Casey Edmunds, executive director of the Victoria 2020 Canadian Francophone Games, will appear before Saanich council Monday to highlight the need for French-speaking volunteers.
According to the group’s scheduled presentation, the organizing committee will need to recruit over 600 French-speaking volunteers from around Victoria to “ensure the success” of the games scheduled to run from July 14 to 18 2020. The competition will draw more than 1000 competitors aged 14 to 18 from Canada’s ten provinces and three territories.
According to the 2016 Census, the Greater Victoria is home to 5,890 people, who only consider French their first language. Another 975 consider English and French their first spoken languages. This means 6,375 — or 1.8 per cent — of the regional population consider French their first language. About 36,460 residents — or about 10 per cent of all residents — claim to have knowledge of both English and French.
The event happens every three years and Victoria will be the eighth and most western community to host the event. Quebec — the historic home of French-speaking Canada — and New Brunswick — Canada’s only province with official bilingualism — have each hosted the event twice since the inaugural competition in 1999.
Manitoba (Winnipeg), Alberta (Edmonton), and Ontario (Sudbury) have hosted the games once.

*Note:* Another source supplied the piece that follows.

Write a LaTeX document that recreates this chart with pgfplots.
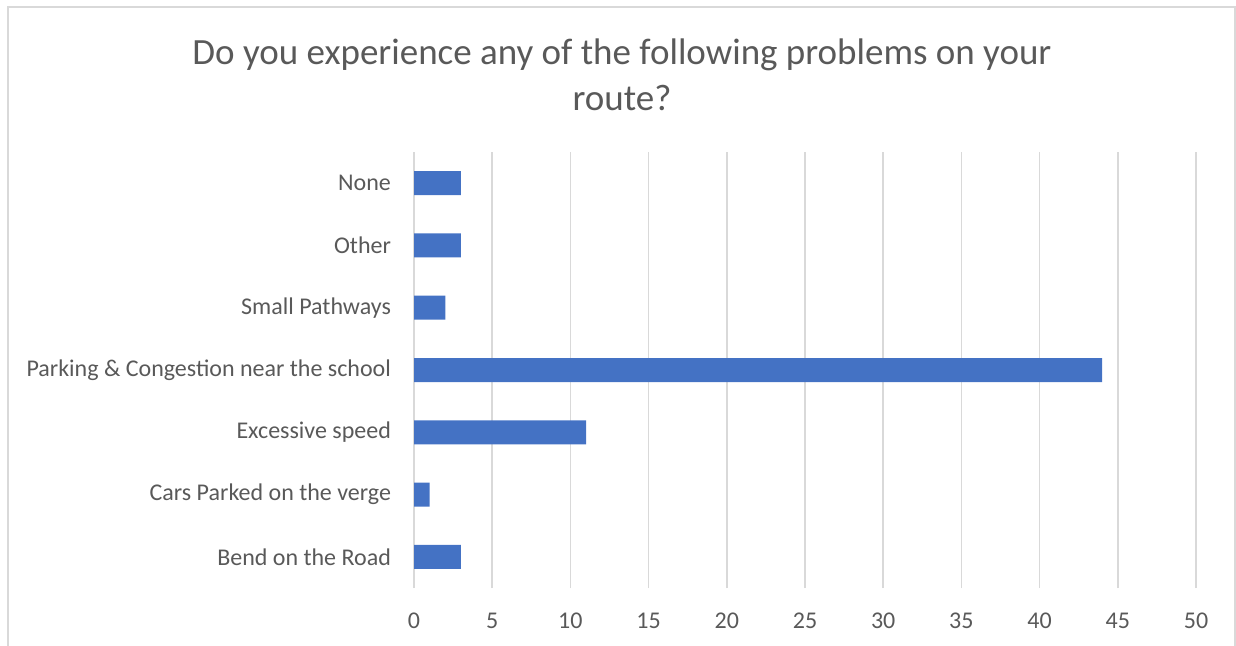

Victoria will be the host with the lowest share of residents, who speak French as their first language, when compared to the other host cities, including Winnipeg, Edmonton, and Sudbury.
When Winnipeg hosted the games in 2005, its share of speakers who considered exclusively French their first language was 4.3 per cent (based on 2001 census figures). When Edmonton hosted the games in 200, 2.1 per cent of the region’s resident exclusively considered French their mother tongue (based on 2006 census). When Sudbury hosted the games in 2011, more than 25 per cent of residents considered French their mother tongue.

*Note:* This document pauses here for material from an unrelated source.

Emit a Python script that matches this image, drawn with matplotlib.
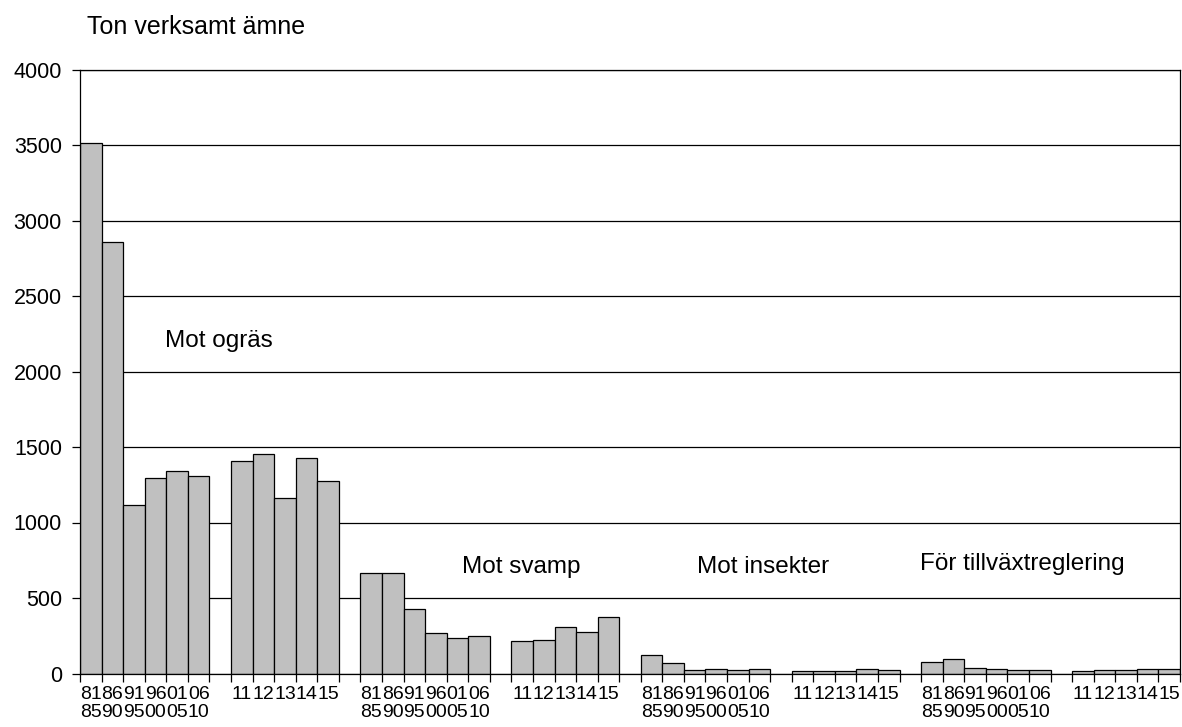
import numpy as np
import matplotlib
matplotlib.use('Agg')
import matplotlib.pyplot as plt

plt.rcParams['font.family'] = ['Liberation Sans', 'DejaVu Sans']

# data (ton verksamt ämne)
periods = ['81\n85', '86\n90', '91\n95', '96\n00', '01\n05', '06\n10']
years = ['11', '12', '13', '14', '15']
groups = ['Mot ogräs', 'Mot svamp', 'Mot insekter', 'För tillväxtreglering']

ograss_period = [3515, 2860, 1115, 1295, 1340, 1305]
ograss_year = [1410, 1455, 1165, 1430, 1275]
svamp_period = [665, 667, 426, 269, 236, 249]
svamp_year = [214, 221, 311, 276, 375]
insekter_period = [123, 72, 23, 30, 21, 28]
insekter_year = [15, 19, 19, 28, 21]
tillvaxt_period = [78, 94, 35, 28, 21, 21]
tillvaxt_year = [19, 21, 21, 28, 28]

series = [(ograss_period, ograss_year), (svamp_period, svamp_year),
          (insekter_period, insekter_year), (tillvaxt_period, tillvaxt_year)]

# build the category axis: each block followed by one empty slot
values, labels = [], []
for i, (per, yr) in enumerate(series):
    values += per + [np.nan]
    labels += periods + ['']
    values += yr
    labels += years
    if i < len(series) - 1:
        values += [np.nan]
        labels += ['']
x = np.arange(len(values))

fig = plt.figure(figsize=(11.82, 7.27), dpi=100)
ax = fig.add_axes([80 / 1182, (727 - 673.5) / 727, 1100 / 1182, 604 / 727])

ax.set_axisbelow(True)
ax.yaxis.grid(True, color='black', linewidth=0.9)
ax.bar(x, values, width=1.0, color='#c0c0c0', edgecolor='black', linewidth=0.9)

ax.set_xlim(-0.5, len(values) - 0.5)
ax.set_ylim(0, 4000)
ax.set_yticks(np.arange(0, 4001, 500))
ax.tick_params(axis='y', direction='out', length=6, width=0.9, labelsize=15.5, pad=7)

# tick marks at every slot boundary, labels centred under the bars
ax.set_xticks(np.arange(-0.5, len(values), 1.0))
ax.set_xticklabels([])
ax.set_xticks(x, minor=True)
ax.set_xticklabels(labels, minor=True, fontsize=14, linespacing=1.05)
ax.tick_params(axis='x', which='major', direction='out', length=6, width=0.9)
ax.tick_params(axis='x', which='minor', length=0, pad=9)

for sp in ax.spines.values():
    sp.set_linewidth(0.9)

ax.text(3.45, 2200, groups[0], fontsize=17.5, va='center')
ax.text(17.2, 705, groups[1], fontsize=17.5, va='center')
ax.text(28.1, 705, groups[2], fontsize=17.5, va='center')
ax.text(38.45, 725, groups[3], fontsize=17.5, va='center')

fig.text(87 / 1182, 1 - 27 / 727, 'Ton verksamt ämne', fontsize=18, va='center')

fig.savefig('out.png', dpi=100)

Compared to other languages, French is a distinct minority language in the Greater Victoria area. For example, the area is home to 11,815 people, who considered either Mandarin or Cantonese their mother tongue.

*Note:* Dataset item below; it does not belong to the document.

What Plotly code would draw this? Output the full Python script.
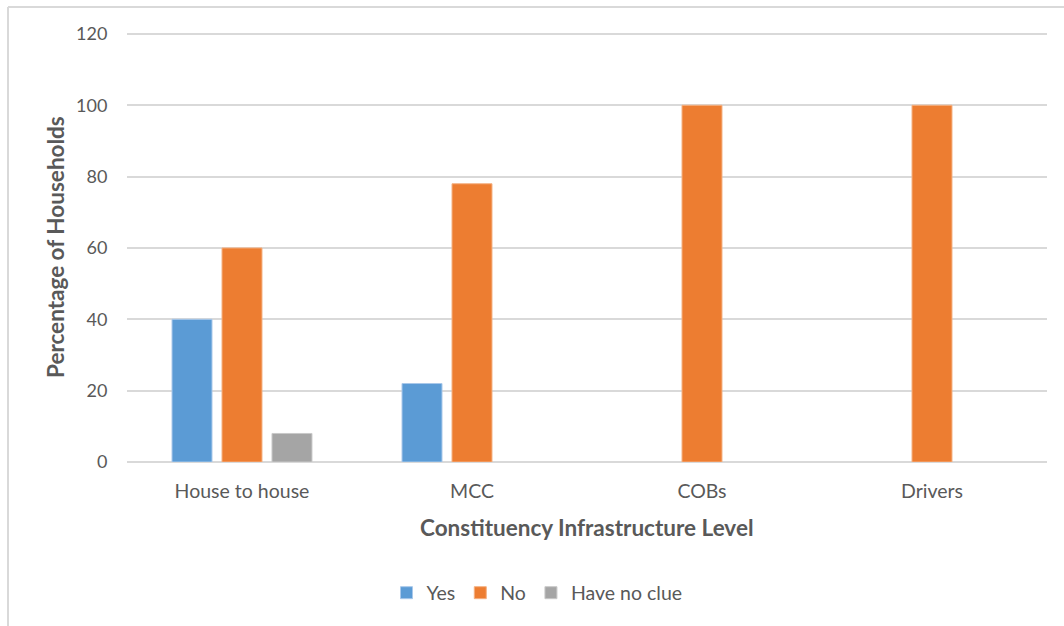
import plotly.graph_objects as go

categories = ["House to house", "MCC", "COBs", "Drivers"]
yes_vals = [40, 22, None, None]
no_vals = [60, 78, 100, 100]
noclue_vals = [8, None, None, None]
y_ticks = [0, 20, 40, 60, 80, 100, 120]

FONT = "Lato, 'Open Sans', sans-serif"
TXT = "#595959"

fig = go.Figure()
fig.add_trace(go.Bar(name="Yes", x=categories, y=yes_vals, marker=dict(color="#5b9bd5", line=dict(color="#a9c8ea", width=1))))
fig.add_trace(go.Bar(name="No", x=categories, y=no_vals, marker=dict(color="#ed7d31", line=dict(color="#f4b183", width=1))))
fig.add_trace(go.Bar(name="Have no clue", x=categories, y=noclue_vals, marker=dict(color="#a5a5a5", line=dict(color="#c9c9c9", width=1))))

L, R, T, B = 127, 17, 30, 164
W, H = 1064, 626
pw = W - L - R
ph = H - T - B

def px_x(p):
    return (p - L) / pw

def px_y(p):
    return (H - B - p) / ph

fig.update_layout(
    width=W, height=H,
    margin=dict(l=L, r=R, t=T, b=B),
    paper_bgcolor="white", plot_bgcolor="white",
    barmode="group", bargap=0.348, bargroupgap=0.2,
    font=dict(family=FONT, color=TXT, size=18),
    showlegend=True,
    legend=dict(orientation="h", x=px_x(537), xanchor="center", y=px_y(593), yanchor="middle",
                font=dict(size=19.5, color=TXT), itemwidth=30, tracegroupgap=0),
    xaxis=dict(showgrid=False, showline=False, ticks="outside", ticklen=12, tickcolor="rgba(0,0,0,0)",
               tickfont=dict(size=19.5, color=TXT)),
    yaxis=dict(range=[0, 121.1], tickvals=y_ticks, showgrid=True, gridcolor="#d9d9d9", gridwidth=1.5,
               zeroline=True, zerolinecolor="#d9d9d9", zerolinewidth=1.5,
               ticks="outside", ticklen=15, tickcolor="rgba(0,0,0,0)",
               tickfont=dict(size=18, color=TXT)),
    annotations=[
        dict(text="<b>Constituency Infrastructure Level</b>", xref="paper", yref="paper",
             x=px_x(586), y=px_y(527), xanchor="center", yanchor="middle", showarrow=False,
             font=dict(size=22.5, color=TXT, family=FONT)),
        dict(text="<b>Percentage of Households</b>", xref="paper", yref="paper",
             x=px_x(55), y=px_y(247), xanchor="center", yanchor="middle", showarrow=False, textangle=-90,
             font=dict(size=22.5, color=TXT, family=FONT)),
    ],
    shapes=[
        dict(type="line", xref="paper", yref="paper", x0=px_x(8), x1=px_x(1070), y0=px_y(7), y1=px_y(7),
             line=dict(color="#d9d9d9", width=2)),
        dict(type="line", xref="paper", yref="paper", x0=px_x(8), x1=px_x(8), y0=px_y(7), y1=px_y(640),
             line=dict(color="#d9d9d9", width=2)),
    ],
)

fig.write_html("out.html")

Victoria is not even home to the largest number of francophones in the province. According to the Office of Commissioner of Official Languages, 58 per cent of B.C.’s francophones live in Lower Mainland-Southwest region of the province, with 20 per cent living on Vancouver Island and Coast. Other regions vary from 12 per cent (Thompson-Okanagan) to one per cent (North Coast and Nechako).
This said, the share of French speakers in Greater Victoria of 1.8 per cent is higher than the provincial average of 1.4 per cent, and demand for French language programs has increased in recent years, with demand outstripping supply.
The games themselves include three competitive sectors — arts, leadership and sports — and award over 400 medals across 13 official disciplines and more than 90 competitions.
Game locations include Willows Park for opening and closing ceremonies, Oak Bay high school, and the University of Victoria.